REQUIRED WORK:
In the material below, please retype the lines from the very first through the one with "(rln) at (499,27)", exactly and without pictures.
-- Start of GIVEN DATA --
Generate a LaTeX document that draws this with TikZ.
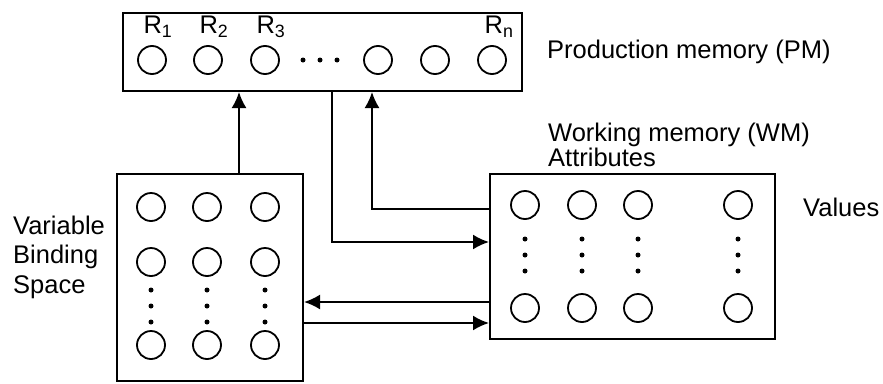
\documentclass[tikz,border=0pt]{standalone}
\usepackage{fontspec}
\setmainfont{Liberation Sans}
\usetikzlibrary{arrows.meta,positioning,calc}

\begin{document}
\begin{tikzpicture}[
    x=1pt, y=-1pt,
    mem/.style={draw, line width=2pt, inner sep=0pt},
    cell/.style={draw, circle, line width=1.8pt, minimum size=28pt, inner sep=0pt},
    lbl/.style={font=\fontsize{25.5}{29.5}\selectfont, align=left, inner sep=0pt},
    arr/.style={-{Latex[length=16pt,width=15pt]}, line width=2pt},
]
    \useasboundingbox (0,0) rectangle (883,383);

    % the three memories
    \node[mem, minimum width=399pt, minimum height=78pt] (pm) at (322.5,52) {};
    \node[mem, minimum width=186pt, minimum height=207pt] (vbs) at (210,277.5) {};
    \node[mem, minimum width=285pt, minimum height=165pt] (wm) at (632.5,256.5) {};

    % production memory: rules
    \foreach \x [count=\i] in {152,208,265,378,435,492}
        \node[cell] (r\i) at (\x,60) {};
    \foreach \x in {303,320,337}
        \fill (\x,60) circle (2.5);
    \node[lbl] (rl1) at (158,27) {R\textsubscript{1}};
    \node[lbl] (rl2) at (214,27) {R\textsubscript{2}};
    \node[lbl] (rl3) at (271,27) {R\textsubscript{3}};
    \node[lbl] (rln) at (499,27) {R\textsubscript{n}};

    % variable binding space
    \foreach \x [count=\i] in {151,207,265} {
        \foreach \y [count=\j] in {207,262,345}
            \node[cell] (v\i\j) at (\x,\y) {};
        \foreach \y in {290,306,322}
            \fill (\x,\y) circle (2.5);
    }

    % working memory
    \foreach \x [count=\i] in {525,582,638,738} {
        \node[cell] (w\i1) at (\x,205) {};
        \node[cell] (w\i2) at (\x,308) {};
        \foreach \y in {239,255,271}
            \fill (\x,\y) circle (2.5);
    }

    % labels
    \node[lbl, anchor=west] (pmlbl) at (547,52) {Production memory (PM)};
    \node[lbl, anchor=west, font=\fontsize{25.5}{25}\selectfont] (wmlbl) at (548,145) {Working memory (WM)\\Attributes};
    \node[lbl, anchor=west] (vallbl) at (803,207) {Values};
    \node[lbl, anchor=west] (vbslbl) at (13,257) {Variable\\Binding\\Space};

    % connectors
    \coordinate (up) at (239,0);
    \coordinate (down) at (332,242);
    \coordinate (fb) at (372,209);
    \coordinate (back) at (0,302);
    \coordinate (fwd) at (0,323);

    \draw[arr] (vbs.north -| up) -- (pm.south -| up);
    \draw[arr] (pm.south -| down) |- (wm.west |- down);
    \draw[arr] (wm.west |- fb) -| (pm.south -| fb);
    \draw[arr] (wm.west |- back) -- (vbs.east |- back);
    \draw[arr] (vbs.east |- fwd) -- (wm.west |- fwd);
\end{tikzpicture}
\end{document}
-- End of GIVEN DATA --
TASK RESULT:
Generate a LaTeX document that draws this with TikZ.
\documentclass[tikz,border=0pt]{standalone}
\usepackage{fontspec}
\setmainfont{Liberation Sans}
\usetikzlibrary{arrows.meta,positioning,calc}

\begin{document}
\begin{tikzpicture}[
    x=1pt, y=-1pt,
    mem/.style={draw, line width=2pt, inner sep=0pt},
    cell/.style={draw, circle, line width=1.8pt, minimum size=28pt, inner sep=0pt},
    lbl/.style={font=\fontsize{25.5}{29.5}\selectfont, align=left, inner sep=0pt},
    arr/.style={-{Latex[length=16pt,width=15pt]}, line width=2pt},
]
    \useasboundingbox (0,0) rectangle (883,383);

    % the three memories
    \node[mem, minimum width=399pt, minimum height=78pt] (pm) at (322.5,52) {};
    \node[mem, minimum width=186pt, minimum height=207pt] (vbs) at (210,277.5) {};
    \node[mem, minimum width=285pt, minimum height=165pt] (wm) at (632.5,256.5) {};

    % production memory: rules
    \foreach \x [count=\i] in {152,208,265,378,435,492}
        \node[cell] (r\i) at (\x,60) {};
    \foreach \x in {303,320,337}
        \fill (\x,60) circle (2.5);
    \node[lbl] (rl1) at (158,27) {R\textsubscript{1}};
    \node[lbl] (rl2) at (214,27) {R\textsubscript{2}};
    \node[lbl] (rl3) at (271,27) {R\textsubscript{3}};
    \node[lbl] (rln) at (499,27) {R\textsubscript{n}};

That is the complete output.